Selon la Direction de l'habitat, de l'urbanisme et des paysages (DHUP), les modalités de désignation des membres du comité des partenaires doivent faire l'objet d'un décret simple et les autres mesures réglementaires d'un décret en Conseil d'État. Ces deux décrets ne pouvant être disjoints s'agissant des modalités de désignation et de fonctionnement du même comité, il a été décidé d'insérer l'ensemble de ces dispositions dans le projet de décret en Conseil d'État. Ces dispositions auraient toutefois été concertées avec l'ensemble des parties prenantes et finalisées fin 2017.
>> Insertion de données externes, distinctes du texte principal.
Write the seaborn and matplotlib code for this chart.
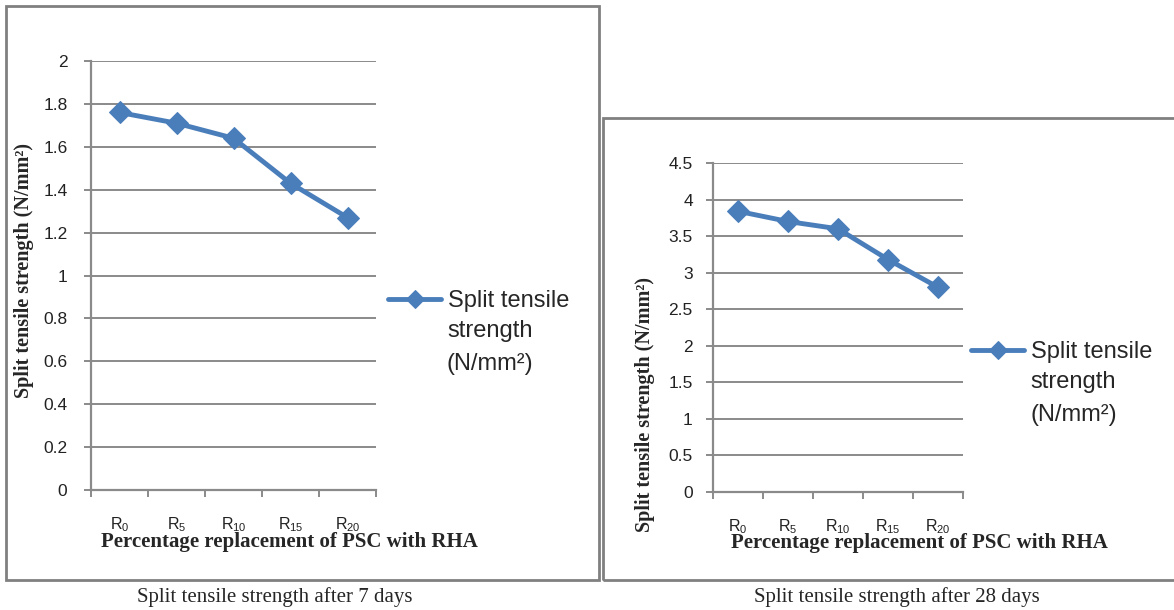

Selon Action Logement, un projet de décret prévoirait que le comité comprend trois collèges de cinq membres (un collège pour Action Logement, un collège pour les collectivités territoriales et un collège pour les bailleurs sociaux) désignés pour trois ans. Le nombre de membres par collège a semble-t-il donné lieu à discussion et ce nombre pourrait être porté in fine à huit membres. La présidence et la vice-présidence seraient assurées à tour de rôle chaque année par un collège, la présidence et la vice-présidence n'appartiendraient pas au même collège.


* 38 Pour mémoire, le délai moyen pris par le Gouvernement pour déposer une ordonnance dans ce délai d'habilitation est de 6,6 mois ( cf. infra l'étude du recours aux ordonnances établie par la commission des affaires économiques).